Charts and diagrams as code:
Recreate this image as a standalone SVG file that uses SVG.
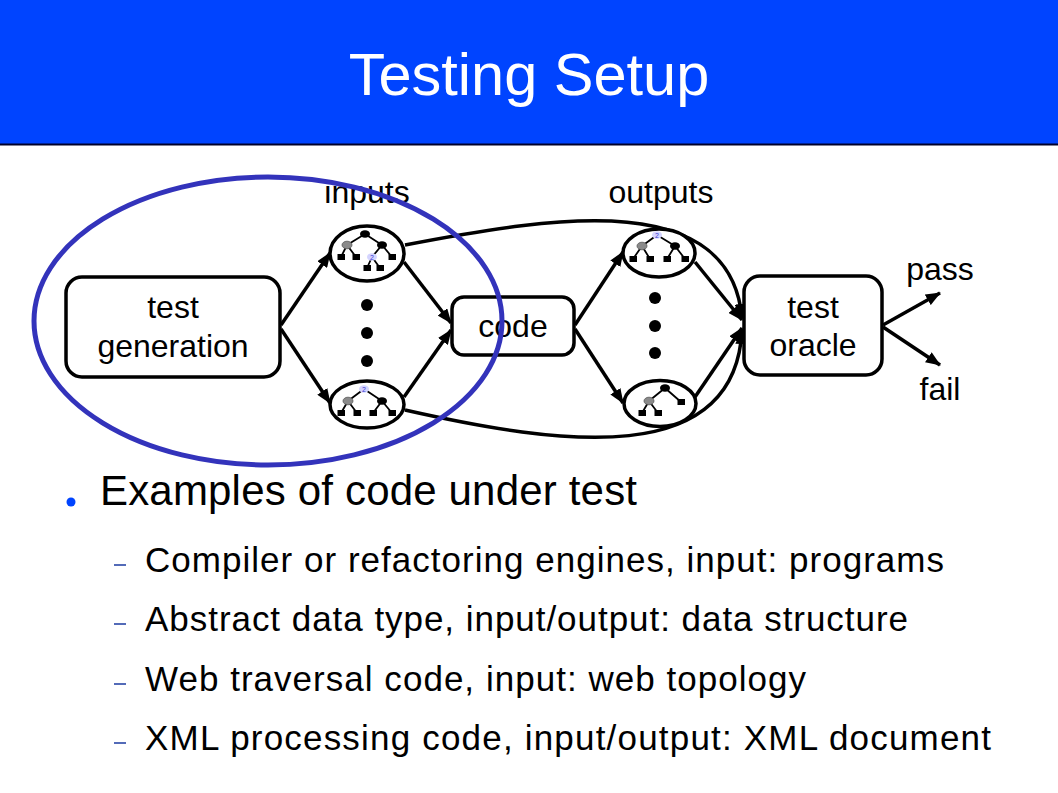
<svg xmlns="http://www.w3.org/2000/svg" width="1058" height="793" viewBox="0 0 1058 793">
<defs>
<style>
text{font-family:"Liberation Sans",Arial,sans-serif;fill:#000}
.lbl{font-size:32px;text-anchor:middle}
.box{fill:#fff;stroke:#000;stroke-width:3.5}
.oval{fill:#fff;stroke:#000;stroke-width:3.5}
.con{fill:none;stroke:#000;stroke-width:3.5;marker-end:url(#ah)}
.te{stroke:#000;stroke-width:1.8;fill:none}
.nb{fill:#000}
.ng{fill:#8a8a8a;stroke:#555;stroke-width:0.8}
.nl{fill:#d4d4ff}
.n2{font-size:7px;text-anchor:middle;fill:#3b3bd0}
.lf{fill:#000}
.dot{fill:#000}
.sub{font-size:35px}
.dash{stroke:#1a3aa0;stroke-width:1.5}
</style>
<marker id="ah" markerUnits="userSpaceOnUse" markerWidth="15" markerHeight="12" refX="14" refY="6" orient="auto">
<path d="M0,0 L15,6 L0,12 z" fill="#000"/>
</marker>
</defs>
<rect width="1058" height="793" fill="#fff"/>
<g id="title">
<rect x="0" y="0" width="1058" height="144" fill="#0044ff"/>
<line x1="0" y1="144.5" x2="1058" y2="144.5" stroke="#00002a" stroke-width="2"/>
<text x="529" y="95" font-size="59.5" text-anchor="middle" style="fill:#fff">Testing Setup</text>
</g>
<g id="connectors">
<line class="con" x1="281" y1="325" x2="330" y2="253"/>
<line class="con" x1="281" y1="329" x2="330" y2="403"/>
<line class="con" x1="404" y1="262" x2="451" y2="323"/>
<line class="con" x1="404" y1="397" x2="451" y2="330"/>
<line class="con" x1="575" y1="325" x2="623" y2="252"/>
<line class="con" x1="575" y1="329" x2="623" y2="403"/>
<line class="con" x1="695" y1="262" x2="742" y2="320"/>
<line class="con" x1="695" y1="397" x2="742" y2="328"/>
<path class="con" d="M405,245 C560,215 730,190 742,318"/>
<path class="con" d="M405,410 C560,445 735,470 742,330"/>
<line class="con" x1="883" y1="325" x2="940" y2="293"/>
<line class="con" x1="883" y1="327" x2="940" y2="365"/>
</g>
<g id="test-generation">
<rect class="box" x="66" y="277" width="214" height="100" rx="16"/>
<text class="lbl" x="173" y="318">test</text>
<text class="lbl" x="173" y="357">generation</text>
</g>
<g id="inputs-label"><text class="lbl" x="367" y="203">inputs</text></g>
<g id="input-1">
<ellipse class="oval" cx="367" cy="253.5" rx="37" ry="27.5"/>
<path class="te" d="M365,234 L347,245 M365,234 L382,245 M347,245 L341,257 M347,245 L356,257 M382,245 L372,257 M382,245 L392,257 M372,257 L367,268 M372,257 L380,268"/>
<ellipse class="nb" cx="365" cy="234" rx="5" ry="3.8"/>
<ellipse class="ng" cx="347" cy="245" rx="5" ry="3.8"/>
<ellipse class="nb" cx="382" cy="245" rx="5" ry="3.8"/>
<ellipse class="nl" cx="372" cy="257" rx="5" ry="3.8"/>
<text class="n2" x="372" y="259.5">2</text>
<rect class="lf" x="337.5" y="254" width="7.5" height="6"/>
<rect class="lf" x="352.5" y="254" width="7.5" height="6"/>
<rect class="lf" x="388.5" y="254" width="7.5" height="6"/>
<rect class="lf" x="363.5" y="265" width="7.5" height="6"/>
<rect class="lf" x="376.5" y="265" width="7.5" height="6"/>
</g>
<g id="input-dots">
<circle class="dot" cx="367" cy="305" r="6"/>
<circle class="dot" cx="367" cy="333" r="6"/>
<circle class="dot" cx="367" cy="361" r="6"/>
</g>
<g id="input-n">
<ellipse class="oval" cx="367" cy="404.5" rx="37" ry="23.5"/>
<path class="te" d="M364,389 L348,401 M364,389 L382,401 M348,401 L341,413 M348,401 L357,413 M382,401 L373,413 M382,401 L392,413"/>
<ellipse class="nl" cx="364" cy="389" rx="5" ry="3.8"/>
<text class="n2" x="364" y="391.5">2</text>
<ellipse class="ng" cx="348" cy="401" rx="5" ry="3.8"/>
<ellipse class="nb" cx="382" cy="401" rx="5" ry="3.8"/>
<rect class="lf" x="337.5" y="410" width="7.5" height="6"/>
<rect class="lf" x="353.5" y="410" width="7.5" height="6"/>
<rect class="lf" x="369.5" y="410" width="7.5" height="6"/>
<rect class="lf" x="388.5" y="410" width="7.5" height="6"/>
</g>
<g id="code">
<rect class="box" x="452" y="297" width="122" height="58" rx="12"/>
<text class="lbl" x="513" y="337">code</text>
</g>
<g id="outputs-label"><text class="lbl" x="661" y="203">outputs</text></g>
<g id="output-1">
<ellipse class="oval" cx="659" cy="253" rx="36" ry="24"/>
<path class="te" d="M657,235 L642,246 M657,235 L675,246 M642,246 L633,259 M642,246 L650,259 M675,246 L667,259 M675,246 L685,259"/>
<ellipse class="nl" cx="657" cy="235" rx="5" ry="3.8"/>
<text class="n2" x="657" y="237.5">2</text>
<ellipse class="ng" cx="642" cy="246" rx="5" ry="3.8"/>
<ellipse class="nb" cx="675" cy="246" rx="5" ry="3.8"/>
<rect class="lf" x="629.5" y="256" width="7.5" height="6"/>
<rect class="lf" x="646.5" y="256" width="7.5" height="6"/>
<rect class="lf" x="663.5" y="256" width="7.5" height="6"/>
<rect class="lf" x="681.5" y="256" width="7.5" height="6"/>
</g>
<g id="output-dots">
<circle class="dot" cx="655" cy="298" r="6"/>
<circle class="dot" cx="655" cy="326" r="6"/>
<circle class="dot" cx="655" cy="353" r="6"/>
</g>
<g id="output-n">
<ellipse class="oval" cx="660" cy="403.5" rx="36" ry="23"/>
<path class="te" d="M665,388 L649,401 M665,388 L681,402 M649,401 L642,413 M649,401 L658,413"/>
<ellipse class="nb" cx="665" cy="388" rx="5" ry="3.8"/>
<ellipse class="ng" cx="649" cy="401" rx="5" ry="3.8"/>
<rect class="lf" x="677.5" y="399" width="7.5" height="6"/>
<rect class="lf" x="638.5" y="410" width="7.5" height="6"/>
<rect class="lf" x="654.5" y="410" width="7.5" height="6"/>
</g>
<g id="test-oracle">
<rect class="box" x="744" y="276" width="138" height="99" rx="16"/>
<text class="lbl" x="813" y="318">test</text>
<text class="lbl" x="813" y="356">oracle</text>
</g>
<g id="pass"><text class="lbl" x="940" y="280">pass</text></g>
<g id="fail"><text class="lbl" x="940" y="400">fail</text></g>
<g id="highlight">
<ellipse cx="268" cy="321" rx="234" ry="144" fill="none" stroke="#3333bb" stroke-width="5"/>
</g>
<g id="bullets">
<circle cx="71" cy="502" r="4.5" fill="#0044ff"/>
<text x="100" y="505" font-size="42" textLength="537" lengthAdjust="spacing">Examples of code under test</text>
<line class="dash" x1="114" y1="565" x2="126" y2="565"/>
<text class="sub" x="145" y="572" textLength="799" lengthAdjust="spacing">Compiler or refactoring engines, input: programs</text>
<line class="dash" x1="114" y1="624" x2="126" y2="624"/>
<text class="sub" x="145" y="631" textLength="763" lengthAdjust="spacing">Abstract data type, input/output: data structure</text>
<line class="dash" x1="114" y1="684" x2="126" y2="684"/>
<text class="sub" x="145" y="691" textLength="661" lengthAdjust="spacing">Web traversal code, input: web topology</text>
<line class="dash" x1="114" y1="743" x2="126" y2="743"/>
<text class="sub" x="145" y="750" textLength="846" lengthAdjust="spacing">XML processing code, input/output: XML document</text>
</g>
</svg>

--

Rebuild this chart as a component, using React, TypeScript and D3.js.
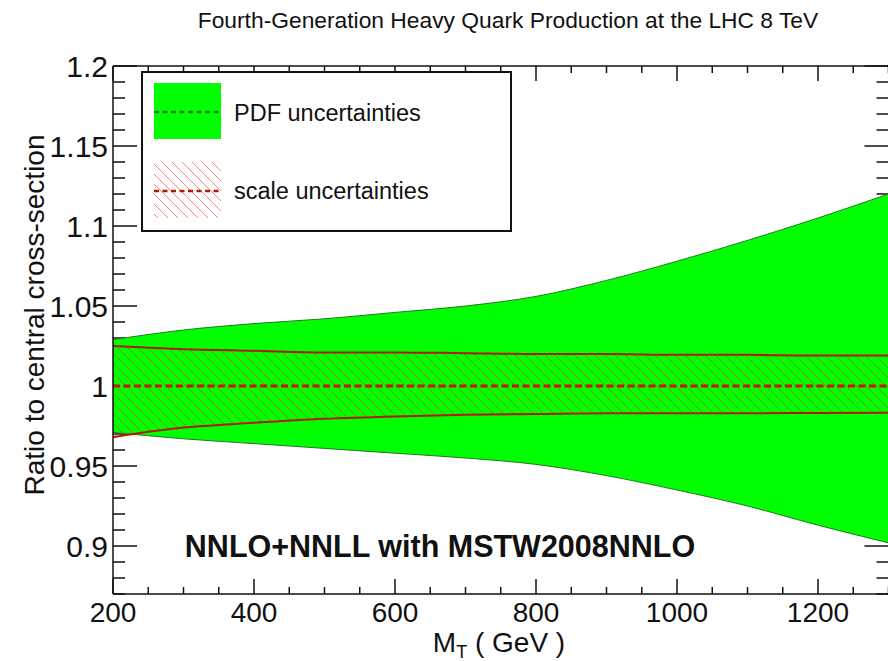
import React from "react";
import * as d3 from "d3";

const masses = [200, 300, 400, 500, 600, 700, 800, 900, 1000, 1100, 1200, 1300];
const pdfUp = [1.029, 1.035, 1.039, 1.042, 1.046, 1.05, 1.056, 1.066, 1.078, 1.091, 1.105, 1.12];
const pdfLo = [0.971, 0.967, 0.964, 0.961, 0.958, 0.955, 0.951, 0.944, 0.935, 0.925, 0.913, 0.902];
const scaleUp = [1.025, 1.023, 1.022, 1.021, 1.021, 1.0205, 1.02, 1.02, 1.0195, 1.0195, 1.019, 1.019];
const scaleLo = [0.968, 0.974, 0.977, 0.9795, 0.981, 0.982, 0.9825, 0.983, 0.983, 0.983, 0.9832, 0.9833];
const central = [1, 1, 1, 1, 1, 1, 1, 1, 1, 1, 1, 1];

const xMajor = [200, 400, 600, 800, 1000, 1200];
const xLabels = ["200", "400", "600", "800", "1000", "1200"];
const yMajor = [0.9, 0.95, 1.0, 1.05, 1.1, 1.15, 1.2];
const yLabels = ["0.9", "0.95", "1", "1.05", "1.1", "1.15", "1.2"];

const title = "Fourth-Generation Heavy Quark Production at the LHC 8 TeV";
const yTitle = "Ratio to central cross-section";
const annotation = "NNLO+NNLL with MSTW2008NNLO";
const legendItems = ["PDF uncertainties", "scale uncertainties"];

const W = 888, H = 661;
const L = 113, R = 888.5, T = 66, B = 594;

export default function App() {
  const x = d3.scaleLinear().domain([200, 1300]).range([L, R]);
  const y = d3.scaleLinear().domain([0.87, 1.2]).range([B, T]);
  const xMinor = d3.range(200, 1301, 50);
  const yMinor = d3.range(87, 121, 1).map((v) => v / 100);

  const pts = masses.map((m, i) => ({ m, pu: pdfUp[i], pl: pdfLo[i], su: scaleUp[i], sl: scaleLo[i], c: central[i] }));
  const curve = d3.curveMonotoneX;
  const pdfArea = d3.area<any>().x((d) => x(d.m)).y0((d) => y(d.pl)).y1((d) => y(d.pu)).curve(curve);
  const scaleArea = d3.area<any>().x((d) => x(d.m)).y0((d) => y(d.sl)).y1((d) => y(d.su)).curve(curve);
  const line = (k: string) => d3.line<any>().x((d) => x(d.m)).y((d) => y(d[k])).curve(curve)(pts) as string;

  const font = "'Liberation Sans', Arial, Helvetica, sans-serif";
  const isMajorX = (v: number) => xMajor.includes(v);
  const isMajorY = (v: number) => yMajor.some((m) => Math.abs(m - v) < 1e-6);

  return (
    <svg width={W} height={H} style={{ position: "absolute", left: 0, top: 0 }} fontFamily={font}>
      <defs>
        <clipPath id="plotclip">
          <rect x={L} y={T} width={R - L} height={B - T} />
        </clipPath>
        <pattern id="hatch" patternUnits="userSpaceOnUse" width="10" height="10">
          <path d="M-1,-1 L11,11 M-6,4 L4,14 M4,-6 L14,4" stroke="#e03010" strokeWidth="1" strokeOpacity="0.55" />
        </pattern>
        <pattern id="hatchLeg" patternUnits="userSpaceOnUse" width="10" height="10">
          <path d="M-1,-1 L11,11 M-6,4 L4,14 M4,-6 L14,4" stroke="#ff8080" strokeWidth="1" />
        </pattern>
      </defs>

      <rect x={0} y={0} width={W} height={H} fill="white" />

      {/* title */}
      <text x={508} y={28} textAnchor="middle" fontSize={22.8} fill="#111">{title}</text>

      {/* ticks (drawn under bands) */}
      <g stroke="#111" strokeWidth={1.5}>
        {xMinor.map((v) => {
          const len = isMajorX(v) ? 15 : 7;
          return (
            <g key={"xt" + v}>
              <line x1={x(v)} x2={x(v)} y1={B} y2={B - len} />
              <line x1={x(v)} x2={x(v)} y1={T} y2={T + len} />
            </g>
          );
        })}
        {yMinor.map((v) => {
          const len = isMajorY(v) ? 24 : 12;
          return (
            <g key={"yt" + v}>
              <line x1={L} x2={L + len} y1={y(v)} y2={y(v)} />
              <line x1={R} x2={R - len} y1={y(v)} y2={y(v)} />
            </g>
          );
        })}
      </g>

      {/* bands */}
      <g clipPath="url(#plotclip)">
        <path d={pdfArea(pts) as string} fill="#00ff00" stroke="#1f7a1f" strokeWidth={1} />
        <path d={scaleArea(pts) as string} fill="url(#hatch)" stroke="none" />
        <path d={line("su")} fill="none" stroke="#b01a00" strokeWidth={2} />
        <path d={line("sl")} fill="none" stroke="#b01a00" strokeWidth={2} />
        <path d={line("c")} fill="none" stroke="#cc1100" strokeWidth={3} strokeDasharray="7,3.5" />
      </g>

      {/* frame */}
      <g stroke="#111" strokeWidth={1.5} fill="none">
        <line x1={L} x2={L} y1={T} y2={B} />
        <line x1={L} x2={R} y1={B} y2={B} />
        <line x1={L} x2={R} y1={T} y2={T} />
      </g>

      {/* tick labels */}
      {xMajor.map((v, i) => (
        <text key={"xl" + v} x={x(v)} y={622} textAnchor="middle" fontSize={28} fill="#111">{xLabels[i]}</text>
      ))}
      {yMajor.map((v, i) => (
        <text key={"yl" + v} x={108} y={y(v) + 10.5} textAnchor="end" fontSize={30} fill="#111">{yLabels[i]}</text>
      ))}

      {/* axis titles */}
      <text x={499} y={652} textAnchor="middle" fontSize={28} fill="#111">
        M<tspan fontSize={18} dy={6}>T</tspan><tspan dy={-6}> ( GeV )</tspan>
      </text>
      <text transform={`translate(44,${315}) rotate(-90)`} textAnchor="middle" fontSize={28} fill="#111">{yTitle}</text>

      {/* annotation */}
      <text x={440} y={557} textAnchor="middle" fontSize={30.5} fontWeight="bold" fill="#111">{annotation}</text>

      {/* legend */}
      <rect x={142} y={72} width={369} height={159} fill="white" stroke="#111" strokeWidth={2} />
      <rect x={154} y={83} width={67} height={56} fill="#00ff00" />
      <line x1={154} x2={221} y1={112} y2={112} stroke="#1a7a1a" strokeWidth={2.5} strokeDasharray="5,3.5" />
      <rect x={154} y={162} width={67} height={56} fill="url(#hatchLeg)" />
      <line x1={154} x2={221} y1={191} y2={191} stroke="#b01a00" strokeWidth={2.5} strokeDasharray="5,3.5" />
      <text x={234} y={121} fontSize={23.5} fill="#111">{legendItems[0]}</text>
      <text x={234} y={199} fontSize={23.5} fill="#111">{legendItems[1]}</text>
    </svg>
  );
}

==

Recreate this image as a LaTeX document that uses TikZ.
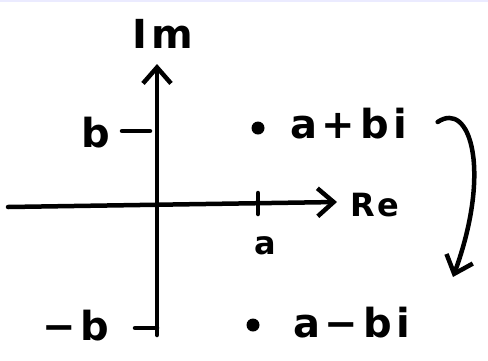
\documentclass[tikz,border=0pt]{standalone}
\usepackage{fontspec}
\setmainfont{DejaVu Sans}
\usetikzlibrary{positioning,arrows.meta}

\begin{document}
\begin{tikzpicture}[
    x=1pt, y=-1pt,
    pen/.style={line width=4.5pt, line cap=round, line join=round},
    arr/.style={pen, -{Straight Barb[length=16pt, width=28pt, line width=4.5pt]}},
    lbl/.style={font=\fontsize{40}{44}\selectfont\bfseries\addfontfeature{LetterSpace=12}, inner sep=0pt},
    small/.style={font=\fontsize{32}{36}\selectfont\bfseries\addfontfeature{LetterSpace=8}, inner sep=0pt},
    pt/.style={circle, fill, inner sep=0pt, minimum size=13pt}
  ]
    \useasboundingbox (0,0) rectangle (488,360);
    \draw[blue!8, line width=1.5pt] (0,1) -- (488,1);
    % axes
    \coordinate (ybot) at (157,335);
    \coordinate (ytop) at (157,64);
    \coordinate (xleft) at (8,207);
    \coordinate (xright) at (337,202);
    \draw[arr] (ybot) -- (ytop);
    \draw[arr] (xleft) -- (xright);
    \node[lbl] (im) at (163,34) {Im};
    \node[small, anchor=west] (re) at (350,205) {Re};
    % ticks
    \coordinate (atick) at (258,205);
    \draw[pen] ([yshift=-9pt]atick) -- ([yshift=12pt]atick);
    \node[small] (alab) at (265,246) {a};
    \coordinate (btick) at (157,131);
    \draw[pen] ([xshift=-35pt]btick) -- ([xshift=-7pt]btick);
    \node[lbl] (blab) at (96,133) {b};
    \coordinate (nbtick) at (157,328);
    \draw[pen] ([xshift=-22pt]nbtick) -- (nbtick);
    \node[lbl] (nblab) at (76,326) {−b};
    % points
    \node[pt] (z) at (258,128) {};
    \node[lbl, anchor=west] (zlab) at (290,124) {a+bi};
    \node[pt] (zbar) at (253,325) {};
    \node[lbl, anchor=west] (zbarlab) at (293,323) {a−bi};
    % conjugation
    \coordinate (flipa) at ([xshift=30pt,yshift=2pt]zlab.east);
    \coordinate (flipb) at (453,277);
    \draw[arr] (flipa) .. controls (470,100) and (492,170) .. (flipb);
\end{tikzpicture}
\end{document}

REQUEST — Copy, exactly as they stand, the lines from the one that holds "Rebuild this chart" to the one that holds "const yMinor = d3.range(87, 121, 1).map((v)", both included, and drop every picture.

EXPECTED ANSWER —
Rebuild this chart as a component, using React, TypeScript and D3.js.
import React from "react";
import * as d3 from "d3";

const masses = [200, 300, 400, 500, 600, 700, 800, 900, 1000, 1100, 1200, 1300];
const pdfUp = [1.029, 1.035, 1.039, 1.042, 1.046, 1.05, 1.056, 1.066, 1.078, 1.091, 1.105, 1.12];
const pdfLo = [0.971, 0.967, 0.964, 0.961, 0.958, 0.955, 0.951, 0.944, 0.935, 0.925, 0.913, 0.902];
const scaleUp = [1.025, 1.023, 1.022, 1.021, 1.021, 1.0205, 1.02, 1.02, 1.0195, 1.0195, 1.019, 1.019];
const scaleLo = [0.968, 0.974, 0.977, 0.9795, 0.981, 0.982, 0.9825, 0.983, 0.983, 0.983, 0.9832, 0.9833];
const central = [1, 1, 1, 1, 1, 1, 1, 1, 1, 1, 1, 1];

const xMajor = [200, 400, 600, 800, 1000, 1200];
const xLabels = ["200", "400", "600", "800", "1000", "1200"];
const yMajor = [0.9, 0.95, 1.0, 1.05, 1.1, 1.15, 1.2];
const yLabels = ["0.9", "0.95", "1", "1.05", "1.1", "1.15", "1.2"];

const title = "Fourth-Generation Heavy Quark Production at the LHC 8 TeV";
const yTitle = "Ratio to central cross-section";
const annotation = "NNLO+NNLL with MSTW2008NNLO";
const legendItems = ["PDF uncertainties", "scale uncertainties"];

const W = 888, H = 661;
const L = 113, R = 888.5, T = 66, B = 594;

export default function App() {
  const x = d3.scaleLinear().domain([200, 1300]).range([L, R]);
  const y = d3.scaleLinear().domain([0.87, 1.2]).range([B, T]);
  const xMinor = d3.range(200, 1301, 50);
  const yMinor = d3.range(87, 121, 1).map((v) => v / 100);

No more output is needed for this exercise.